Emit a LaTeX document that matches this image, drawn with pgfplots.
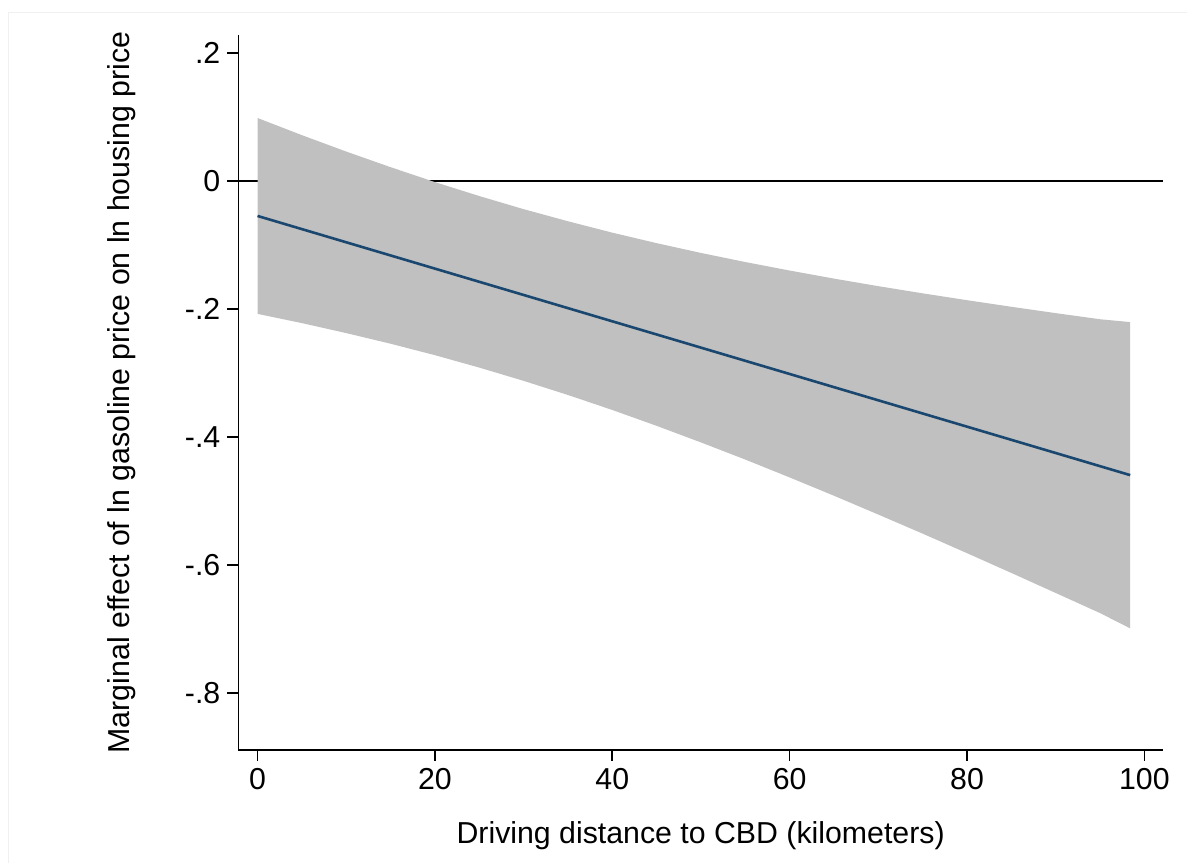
\documentclass[border=0pt]{standalone}
\usepackage{pgfplots}
\pgfplotsset{compat=1.18}
\usepackage{fontspec}
\setmainfont{Liberation Sans}
\definecolor{statanavy}{RGB}{26,71,111}
\definecolor{bandgray}{RGB}{192,192,192}
\begin{document}
\begin{tikzpicture}
\useasboundingbox (0,0) rectangle (593.5bp,431.5bp);
\draw[gray!12, line width=0.5bp] (4bp,0) -- (4bp,425bp) -- (593.5bp,425bp);
\begin{axis}[
  at={(119.15bp,56.5bp)}, anchor=south west,
  scale only axis,
  width=462.35bp, height=357.5bp,
  xmin=-2.17, xmax=102.1,
  ymin=-0.889, ymax=0.228,
  axis x line*=bottom, axis y line*=left,
  axis line style={black, line width=0.8bp},
  every tick/.style={black, line width=0.8bp},
  tick align=outside,
  major tick length=5.5bp,
  xtick={0,20,40,60,80,100},
  xticklabels={0,20,40,60,80,100},
  ytick={-0.8,-0.6,-0.4,-0.2,0,0.2},
  yticklabels={-.8,-.6,-.4,-.2,0,.2},
  ticklabel style={font=\fontsize{15.2}{18}\selectfont},
  label style={font=\fontsize{15.2}{18}\selectfont},
  xlabel={Driving distance to CBD (kilometers)},
  ylabel={Marginal effect of ln gasoline price on ln housing price},
  xlabel style={at={(axis description cs:0.5,-0.12)}, anchor=center},
  ylabel style={at={(axis description cs:-0.1265,0.5)}, anchor=center},
  clip=false,
]
\addplot[black, line width=0.7bp] coordinates {(-2.17,0) (102.1,0)};
\addplot[fill=bandgray, draw=none] coordinates {
(0,0.0983) (5,0.0715) (10,0.0459) (15,0.0215) (20,-0.0018) (25,-0.0236)
(30,-0.0441) (35,-0.0630) (40,-0.0808) (45,-0.0972) (50,-0.1125) (55,-0.1267)
(60,-0.1400) (65,-0.1526) (70,-0.1644) (75,-0.1756) (80,-0.1863) (85,-0.1966)
(90,-0.2065) (95,-0.2161) (98.4,-0.2205)
(98.4,-0.6990) (95,-0.6751) (90,-0.6437) (85,-0.6124) (80,-0.5815) (75,-0.5510)
(70,-0.5212) (65,-0.4918) (60,-0.4632) (55,-0.4353) (50,-0.4085) (45,-0.3826)
(40,-0.3578) (35,-0.3344) (30,-0.3123) (25,-0.2916) (20,-0.2722) (15,-0.2543)
(10,-0.2377) (5,-0.2221) (0,-0.2077)
};
\addplot[statanavy, line width=1.3bp] coordinates {(0,-0.0547) (98.4,-0.4596)};
\end{axis}
\end{tikzpicture}
\end{document}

■ ■ ■ ■ ■ ■ ■

YOUR TASK
All the lines above are to be reproduced exactly, except the pictures.

WRITTEN RESPONSE
Emit a LaTeX document that matches this image, drawn with pgfplots.
\documentclass[border=0pt]{standalone}
\usepackage{pgfplots}
\pgfplotsset{compat=1.18}
\usepackage{fontspec}
\setmainfont{Liberation Sans}
\definecolor{statanavy}{RGB}{26,71,111}
\definecolor{bandgray}{RGB}{192,192,192}
\begin{document}
\begin{tikzpicture}
\useasboundingbox (0,0) rectangle (593.5bp,431.5bp);
\draw[gray!12, line width=0.5bp] (4bp,0) -- (4bp,425bp) -- (593.5bp,425bp);
\begin{axis}[
  at={(119.15bp,56.5bp)}, anchor=south west,
  scale only axis,
  width=462.35bp, height=357.5bp,
  xmin=-2.17, xmax=102.1,
  ymin=-0.889, ymax=0.228,
  axis x line*=bottom, axis y line*=left,
  axis line style={black, line width=0.8bp},
  every tick/.style={black, line width=0.8bp},
  tick align=outside,
  major tick length=5.5bp,
  xtick={0,20,40,60,80,100},
  xticklabels={0,20,40,60,80,100},
  ytick={-0.8,-0.6,-0.4,-0.2,0,0.2},
  yticklabels={-.8,-.6,-.4,-.2,0,.2},
  ticklabel style={font=\fontsize{15.2}{18}\selectfont},
  label style={font=\fontsize{15.2}{18}\selectfont},
  xlabel={Driving distance to CBD (kilometers)},
  ylabel={Marginal effect of ln gasoline price on ln housing price},
  xlabel style={at={(axis description cs:0.5,-0.12)}, anchor=center},
  ylabel style={at={(axis description cs:-0.1265,0.5)}, anchor=center},
  clip=false,
]
\addplot[black, line width=0.7bp] coordinates {(-2.17,0) (102.1,0)};
\addplot[fill=bandgray, draw=none] coordinates {
(0,0.0983) (5,0.0715) (10,0.0459) (15,0.0215) (20,-0.0018) (25,-0.0236)
(30,-0.0441) (35,-0.0630) (40,-0.0808) (45,-0.0972) (50,-0.1125) (55,-0.1267)
(60,-0.1400) (65,-0.1526) (70,-0.1644) (75,-0.1756) (80,-0.1863) (85,-0.1966)
(90,-0.2065) (95,-0.2161) (98.4,-0.2205)
(98.4,-0.6990) (95,-0.6751) (90,-0.6437) (85,-0.6124) (80,-0.5815) (75,-0.5510)
(70,-0.5212) (65,-0.4918) (60,-0.4632) (55,-0.4353) (50,-0.4085) (45,-0.3826)
(40,-0.3578) (35,-0.3344) (30,-0.3123) (25,-0.2916) (20,-0.2722) (15,-0.2543)
(10,-0.2377) (5,-0.2221) (0,-0.2077)
};
\addplot[statanavy, line width=1.3bp] coordinates {(0,-0.0547) (98.4,-0.4596)};
\end{axis}
\end{tikzpicture}
\end{document}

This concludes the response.